:: RECORDS FOR THE TASK ::

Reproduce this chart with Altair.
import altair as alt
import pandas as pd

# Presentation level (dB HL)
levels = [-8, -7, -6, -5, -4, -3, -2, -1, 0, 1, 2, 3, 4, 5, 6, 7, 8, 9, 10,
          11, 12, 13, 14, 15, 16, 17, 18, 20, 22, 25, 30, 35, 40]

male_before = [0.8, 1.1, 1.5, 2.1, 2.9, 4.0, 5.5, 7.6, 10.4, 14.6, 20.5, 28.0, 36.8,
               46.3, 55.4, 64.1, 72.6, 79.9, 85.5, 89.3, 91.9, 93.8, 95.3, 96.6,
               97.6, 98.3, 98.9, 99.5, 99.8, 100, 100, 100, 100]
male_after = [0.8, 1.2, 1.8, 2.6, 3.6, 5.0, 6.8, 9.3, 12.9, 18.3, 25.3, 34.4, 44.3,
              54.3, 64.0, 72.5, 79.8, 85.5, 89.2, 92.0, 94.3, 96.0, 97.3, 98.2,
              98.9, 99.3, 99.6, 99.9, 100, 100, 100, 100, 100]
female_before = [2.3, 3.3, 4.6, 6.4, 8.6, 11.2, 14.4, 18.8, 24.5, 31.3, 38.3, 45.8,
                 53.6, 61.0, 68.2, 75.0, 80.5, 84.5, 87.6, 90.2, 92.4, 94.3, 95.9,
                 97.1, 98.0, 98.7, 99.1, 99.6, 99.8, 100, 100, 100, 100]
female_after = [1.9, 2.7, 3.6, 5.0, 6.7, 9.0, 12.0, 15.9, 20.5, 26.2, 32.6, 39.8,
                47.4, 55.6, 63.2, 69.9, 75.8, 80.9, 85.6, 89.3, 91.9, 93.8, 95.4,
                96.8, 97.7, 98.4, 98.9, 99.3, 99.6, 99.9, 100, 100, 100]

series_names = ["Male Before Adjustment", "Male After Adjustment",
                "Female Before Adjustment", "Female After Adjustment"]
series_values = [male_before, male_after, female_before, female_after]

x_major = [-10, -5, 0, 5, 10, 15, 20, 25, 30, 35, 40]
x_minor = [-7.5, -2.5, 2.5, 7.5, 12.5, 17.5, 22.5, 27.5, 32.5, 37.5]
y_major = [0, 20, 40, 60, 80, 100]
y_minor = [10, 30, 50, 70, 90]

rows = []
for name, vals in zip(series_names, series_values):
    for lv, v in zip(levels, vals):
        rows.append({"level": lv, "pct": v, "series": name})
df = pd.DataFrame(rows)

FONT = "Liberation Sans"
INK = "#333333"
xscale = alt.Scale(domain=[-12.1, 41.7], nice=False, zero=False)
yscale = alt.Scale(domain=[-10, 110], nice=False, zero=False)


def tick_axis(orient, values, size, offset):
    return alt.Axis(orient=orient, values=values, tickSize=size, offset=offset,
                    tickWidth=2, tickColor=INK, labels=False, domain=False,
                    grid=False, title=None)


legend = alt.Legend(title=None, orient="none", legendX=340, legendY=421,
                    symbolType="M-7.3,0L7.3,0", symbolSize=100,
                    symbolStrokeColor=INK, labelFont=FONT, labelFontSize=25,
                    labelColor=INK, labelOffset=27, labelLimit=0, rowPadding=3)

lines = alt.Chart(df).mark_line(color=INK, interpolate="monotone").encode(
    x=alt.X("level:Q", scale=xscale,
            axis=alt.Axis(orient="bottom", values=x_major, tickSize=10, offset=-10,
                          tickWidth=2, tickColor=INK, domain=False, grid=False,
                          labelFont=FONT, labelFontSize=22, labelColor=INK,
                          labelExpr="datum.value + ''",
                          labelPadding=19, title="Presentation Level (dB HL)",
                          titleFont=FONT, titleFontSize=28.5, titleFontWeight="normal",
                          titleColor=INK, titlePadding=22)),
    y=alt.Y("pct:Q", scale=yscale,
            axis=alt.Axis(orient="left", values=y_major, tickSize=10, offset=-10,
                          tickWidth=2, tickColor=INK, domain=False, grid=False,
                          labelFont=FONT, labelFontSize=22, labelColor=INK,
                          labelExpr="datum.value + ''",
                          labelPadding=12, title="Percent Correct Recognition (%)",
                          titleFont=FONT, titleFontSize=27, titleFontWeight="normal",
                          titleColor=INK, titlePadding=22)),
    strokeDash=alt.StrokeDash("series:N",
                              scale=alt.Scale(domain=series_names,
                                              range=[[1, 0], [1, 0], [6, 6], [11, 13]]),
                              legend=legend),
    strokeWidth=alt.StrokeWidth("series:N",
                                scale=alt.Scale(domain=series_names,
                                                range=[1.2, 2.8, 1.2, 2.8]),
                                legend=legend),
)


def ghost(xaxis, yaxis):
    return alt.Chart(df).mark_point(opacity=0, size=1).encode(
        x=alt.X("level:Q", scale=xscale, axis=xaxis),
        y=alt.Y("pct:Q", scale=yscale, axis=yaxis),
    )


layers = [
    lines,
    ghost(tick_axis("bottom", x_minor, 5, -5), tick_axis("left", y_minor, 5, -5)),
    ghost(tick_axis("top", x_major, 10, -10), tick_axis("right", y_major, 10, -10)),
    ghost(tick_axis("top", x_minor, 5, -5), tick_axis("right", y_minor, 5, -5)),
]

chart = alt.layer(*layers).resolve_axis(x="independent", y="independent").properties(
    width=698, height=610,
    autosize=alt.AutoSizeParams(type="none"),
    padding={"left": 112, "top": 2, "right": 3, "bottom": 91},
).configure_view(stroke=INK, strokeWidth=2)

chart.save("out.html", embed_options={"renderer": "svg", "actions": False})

:::
:: RECORDS FOR THE TASK ::

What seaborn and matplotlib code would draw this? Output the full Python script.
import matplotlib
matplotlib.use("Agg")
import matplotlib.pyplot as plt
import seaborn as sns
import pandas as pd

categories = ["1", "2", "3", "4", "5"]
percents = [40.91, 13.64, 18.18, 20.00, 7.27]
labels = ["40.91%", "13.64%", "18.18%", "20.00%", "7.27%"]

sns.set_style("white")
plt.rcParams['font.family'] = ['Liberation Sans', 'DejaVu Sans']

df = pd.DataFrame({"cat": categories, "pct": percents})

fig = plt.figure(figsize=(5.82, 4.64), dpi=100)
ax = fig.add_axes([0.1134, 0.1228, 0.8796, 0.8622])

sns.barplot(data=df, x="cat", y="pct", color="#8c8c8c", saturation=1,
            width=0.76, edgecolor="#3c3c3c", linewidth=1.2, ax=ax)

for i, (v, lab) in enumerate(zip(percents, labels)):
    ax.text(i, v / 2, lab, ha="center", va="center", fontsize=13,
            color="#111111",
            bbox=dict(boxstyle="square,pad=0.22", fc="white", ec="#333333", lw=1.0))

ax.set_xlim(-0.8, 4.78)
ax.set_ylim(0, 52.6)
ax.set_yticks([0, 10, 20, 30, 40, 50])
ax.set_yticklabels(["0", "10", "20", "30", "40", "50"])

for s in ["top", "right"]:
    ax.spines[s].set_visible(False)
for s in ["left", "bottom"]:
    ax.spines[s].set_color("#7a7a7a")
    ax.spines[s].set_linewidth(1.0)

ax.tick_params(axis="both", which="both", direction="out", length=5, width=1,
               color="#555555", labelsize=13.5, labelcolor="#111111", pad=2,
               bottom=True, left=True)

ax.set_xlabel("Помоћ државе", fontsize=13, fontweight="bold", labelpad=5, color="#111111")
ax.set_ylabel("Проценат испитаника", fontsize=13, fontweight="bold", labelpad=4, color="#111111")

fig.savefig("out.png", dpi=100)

:::

* BRIEF: From the records above, copy out the line with "Reproduce this chart with Altair.", the line with "grid=False, title=None)", and every line between them, word for word.

* TASK ANSWER:
Reproduce this chart with Altair.
import altair as alt
import pandas as pd

# Presentation level (dB HL)
levels = [-8, -7, -6, -5, -4, -3, -2, -1, 0, 1, 2, 3, 4, 5, 6, 7, 8, 9, 10,
          11, 12, 13, 14, 15, 16, 17, 18, 20, 22, 25, 30, 35, 40]

male_before = [0.8, 1.1, 1.5, 2.1, 2.9, 4.0, 5.5, 7.6, 10.4, 14.6, 20.5, 28.0, 36.8,
               46.3, 55.4, 64.1, 72.6, 79.9, 85.5, 89.3, 91.9, 93.8, 95.3, 96.6,
               97.6, 98.3, 98.9, 99.5, 99.8, 100, 100, 100, 100]
male_after = [0.8, 1.2, 1.8, 2.6, 3.6, 5.0, 6.8, 9.3, 12.9, 18.3, 25.3, 34.4, 44.3,
              54.3, 64.0, 72.5, 79.8, 85.5, 89.2, 92.0, 94.3, 96.0, 97.3, 98.2,
              98.9, 99.3, 99.6, 99.9, 100, 100, 100, 100, 100]
female_before = [2.3, 3.3, 4.6, 6.4, 8.6, 11.2, 14.4, 18.8, 24.5, 31.3, 38.3, 45.8,
                 53.6, 61.0, 68.2, 75.0, 80.5, 84.5, 87.6, 90.2, 92.4, 94.3, 95.9,
                 97.1, 98.0, 98.7, 99.1, 99.6, 99.8, 100, 100, 100, 100]
female_after = [1.9, 2.7, 3.6, 5.0, 6.7, 9.0, 12.0, 15.9, 20.5, 26.2, 32.6, 39.8,
                47.4, 55.6, 63.2, 69.9, 75.8, 80.9, 85.6, 89.3, 91.9, 93.8, 95.4,
                96.8, 97.7, 98.4, 98.9, 99.3, 99.6, 99.9, 100, 100, 100]

series_names = ["Male Before Adjustment", "Male After Adjustment",
                "Female Before Adjustment", "Female After Adjustment"]
series_values = [male_before, male_after, female_before, female_after]

x_major = [-10, -5, 0, 5, 10, 15, 20, 25, 30, 35, 40]
x_minor = [-7.5, -2.5, 2.5, 7.5, 12.5, 17.5, 22.5, 27.5, 32.5, 37.5]
y_major = [0, 20, 40, 60, 80, 100]
y_minor = [10, 30, 50, 70, 90]

rows = []
for name, vals in zip(series_names, series_values):
    for lv, v in zip(levels, vals):
        rows.append({"level": lv, "pct": v, "series": name})
df = pd.DataFrame(rows)

FONT = "Liberation Sans"
INK = "#333333"
xscale = alt.Scale(domain=[-12.1, 41.7], nice=False, zero=False)
yscale = alt.Scale(domain=[-10, 110], nice=False, zero=False)


def tick_axis(orient, values, size, offset):
    return alt.Axis(orient=orient, values=values, tickSize=size, offset=offset,
                    tickWidth=2, tickColor=INK, labels=False, domain=False,
                    grid=False, title=None)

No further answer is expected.